Celebrating this diversity, Espinosa figures, is also a way of preserving it. Every year the country loses vast tracts of forest and rainforest due to construction, small-scale agriculture, pollution, logging, mining and the cocaine trade. She wants to offer rural communities — where there is no access to food, education or even basic health services — an alternative to the drug production and trafficking that for many is their only source of income.
“There’s no government presence in these areas,” she says. This total lack of interest in its own people, she adds, has caused citizens to look to other countries as culinary and cultural role models, “and lose pride in the traditions of Colombia.” Part of her job, she realizes, has to be to “create a consciousness of how much their own tradition has to give.”
So in the Montes de Maria near the northern coast, where the often brutal turmoil has caused more than 150 women to stop farming and children to be educated in villages other than their own, says Espinosa, she started with a series of workshops focusing on bringing back traditional foodways and collecting seeds from the local forests for a new seed bank. Villagers once again began to grow local crops, including yams, bananas and sweet potatoes. FUNLEO (Espinosa’s daughter, sommelier Laura Hernández-Espinosa, handles day-to-day administration), helped them build wood-burning stoves, which use far less wood than the open pit fires they had been using.
Espinosa first wants to return food security to the traditionally subsistence farmers, then help them begin to sell and trade whatever excess they are able to create.

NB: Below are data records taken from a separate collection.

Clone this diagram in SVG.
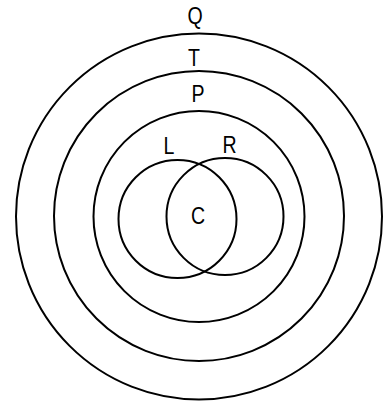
<svg xmlns="http://www.w3.org/2000/svg" width="386" height="408" viewBox="0 0 386 408">
<style>
.c{fill:none;stroke:#000;stroke-width:2}
.t{font-family:"Liberation Sans",Arial,sans-serif;font-size:23px;fill:#000;text-anchor:middle}
</style>
<rect width="386" height="408" fill="#fff"/>
<g id="Q"><circle class="c" cx="199" cy="216.5" r="183"/><text class="t" transform="translate(195,24) scale(0.85,1)">Q</text></g>
<g id="T"><circle class="c" cx="199" cy="216" r="145"/><text class="t" transform="translate(194,66) scale(0.85,1)">T</text></g>
<g id="P"><circle class="c" cx="199" cy="216.5" r="105.5"/><text class="t" transform="translate(198,102) scale(0.85,1)">P</text></g>
<g id="L"><circle class="c" cx="177.5" cy="219" r="59"/><text class="t" transform="translate(169,154) scale(0.85,1)">L</text></g>
<g id="R"><circle class="c" cx="225" cy="216.5" r="58.5"/><text class="t" transform="translate(229.5,153) scale(0.85,1)">R</text></g>
<g id="C"><text class="t" transform="translate(198,224) scale(0.85,1)">C</text></g>
<g id="connectors"></g>
</svg>
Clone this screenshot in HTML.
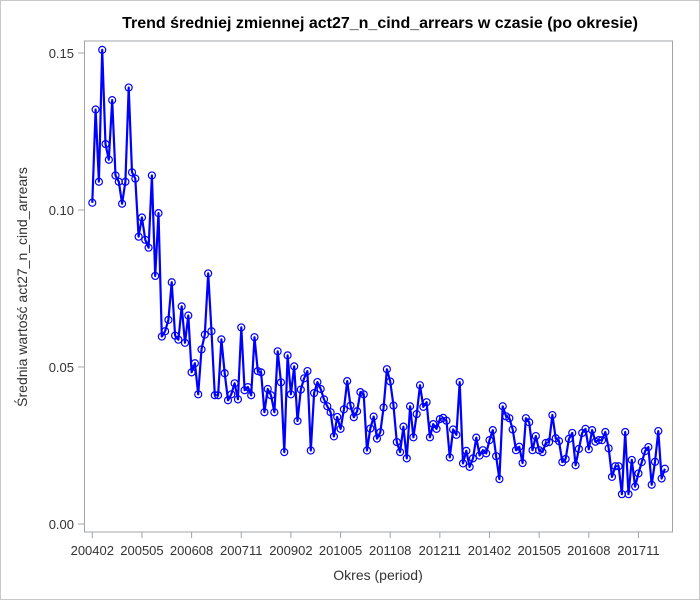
<!DOCTYPE html>
<html><head><meta charset="utf-8"><style>
body{margin:0;background:#fff}
svg{display:block;font-family:"Liberation Sans",sans-serif}
</style></head><body>
<svg id="chart" width="700" height="600" viewBox="0 0 700 600">
<rect x="0.5" y="0.5" width="699" height="599" fill="#fff" stroke="#c8c8c8"/>
<text x="380" y="28" text-anchor="middle" font-size="16" font-weight="bold" fill="#000">Trend średniej zmiennej act27_n_cind_arrears w czasie (po okresie)</text>
<rect x="84.5" y="41" width="588" height="491" fill="none" stroke="#a0a4a8"/>
<g id="yaxis"></g>
<g id="xaxis"></g>
<text transform="translate(27,287) rotate(-90)" text-anchor="middle" font-size="14" fill="#333">Średnia wartość act27_n_cind_arrears</text>
<text x="378" y="580" text-anchor="middle" font-size="14" fill="#333">Okres (period)</text>
<g id="series"></g>
</svg>
<script>
const values=[0.1023,0.132,0.109,0.151,0.121,0.116,0.135,0.111,0.109,0.102,0.109,0.139,0.112,0.110,0.0915,0.0976,0.0905,0.088,0.111,0.079,0.099,
0.0597,0.0614,0.065,0.077,0.060,0.0587,0.0693,0.0577,0.0664,0.0483,0.0512,0.0413,0.0556,0.0603,0.0798,0.0614,0.041,0.041,0.0588,0.048,
0.0394,0.0413,0.0448,0.0397,0.0626,0.0426,0.0436,0.041,0.0595,0.0487,0.0483,0.0356,0.043,0.041,0.0356,0.055,0.0451,0.0229,0.0537,0.0413,
0.0502,0.0328,0.0428,0.0464,0.0487,0.0234,0.0417,0.0452,0.043,0.0397,0.0375,0.0356,0.0279,0.0341,0.0303,0.0365,0.0455,0.0377,0.034,0.0359,
0.042,0.0413,0.0234,0.0304,0.0342,0.0272,0.0292,0.0371,0.0493,0.0454,0.0377,0.0261,0.0229,0.031,0.0209,0.0375,0.0276,0.035,0.0442,0.0373,
0.0388,0.0276,0.0318,0.0303,0.0334,0.0338,0.0329,0.0212,0.0301,0.0284,0.0452,0.0193,0.0233,0.0182,0.0209,0.0275,0.0218,0.0235,0.0225,0.0267,
0.0299,0.0216,0.0143,0.0375,0.0343,0.0337,0.0301,0.0235,0.0246,0.0194,0.0337,0.0324,0.0235,0.028,0.0235,0.0229,0.0258,0.0261,0.0347,0.0273,
0.0264,0.0197,0.0207,0.0271,0.029,0.0187,0.0239,0.029,0.0303,0.0238,0.0299,0.0262,0.0267,0.0267,0.0293,0.0241,0.015,0.0184,0.0184,0.0095,
0.0293,0.0095,0.0204,0.0119,0.0161,0.0197,0.0232,0.0245,0.0125,0.0198,0.0296,0.0145,0.0176];
const yTicks=[0,0.05,0.10,0.15];
const yTickLabels=["0.00","0.05","0.10","0.15"];
const xTickLabels=["200402","200505","200608","200711","200902","201005","201108","201211","201402","201505","201608","201711"];
const startYear=2004, startMonth=2;
const categories=[];
for(let i=0;i<values.length;i++){const m=startMonth-1+i;categories.push(String(startYear+Math.floor(m/12))+String(m%12+1).padStart(2,'0'));}
const NS="http://www.w3.org/2000/svg";
const X0=92.3, DX=3.31;
const xs=i=>X0+i*DX;
const ys=v=>524-v/0.05*157;
function mk(t,a,p){const e=document.createElementNS(NS,t);for(const k in a)e.setAttribute(k,a[k]);p.appendChild(e);return e;}
const ya=document.getElementById('yaxis');
yTicks.forEach((v,k)=>{const y=ys(v);
 const t=mk('line',{x1:78,x2:84,y1:y,y2:y,stroke:'#a0a4a8'},ya);
 
 
 const l=mk('text',{x:74,y:y+5,'text-anchor':'end','font-size':13,fill:'#333'},ya);l.textContent=yTickLabels[k];
 
 
});
const xa=document.getElementById('xaxis');
xTickLabels.forEach(lab=>{const i=categories.indexOf(lab);const x=xs(i);
 const t=mk('line',{x1:x,x2:x,y1:532,y2:538,stroke:'#a0a4a8'},xa);
 
 
 const l=mk('text',{x:x,y:555,'text-anchor':'middle','font-size':13,fill:'#333'},xa);l.textContent=lab;
 
 
});
const sg=document.getElementById('series');
const pts=values.map((v,i)=>xs(i).toFixed(1)+','+ys(v).toFixed(1)).join(' ');
const pl=mk('polyline',{points:pts,fill:'none',stroke:'#0000ff','stroke-width':2.2,'stroke-linejoin':'round'},sg);


values.forEach((v,i)=>{const c=mk('circle',{cx:xs(i),cy:ys(v),r:3.5,fill:'none',stroke:'#0000ff','stroke-width':1.2},sg);
 
 
});
</script>
</body></html>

Espinosa’s foundation, says López, “is giving back to the community by helping them rediscover and use some of the ingredients that they didn’t even know existed, and improve their ways of cooking.”
Along the Guapí River of the Cauca region, southwest of Bogotá, FUNLEO has helped a community of 500 women grow, process and market aromatic herbs mixed with cacao oil. The project, says Espinosa, has brought “a really strong sense of belonging to the people.”
Similarly, not far away in the Naya region, FUNLEO’s goal is to bring back a local heirloom variety of river rice, a subsistence crop that disappeared amid the armed conflict. FUNLEO began an initiative with the motto “I produce and buy in my River Naya” to encourage the resumption of local rice production. More than 50 mothers and heads of families generated a recipe book using rice as the main ingredient and an informational brochure on the cultivation, processing and consumption of it.
Trained as an economist and artist, Espinosa never studied cooking — a blessing, she says, “because the mind of a cook needs to be free, and is fed by freedom.” Instead, she sees her work as an extension of art, “a creative process with multiple ingredients, and the job of the chef to “always be actors in social issues.”
It is crucial, Espinosa notes, to make each project self-sustaining, work she feels has just begun. “Now,” she explains, “we’re at the transformation phase. For this country that’s been submerged in conflict, there is so much more to do … this is not the time to lose speed.”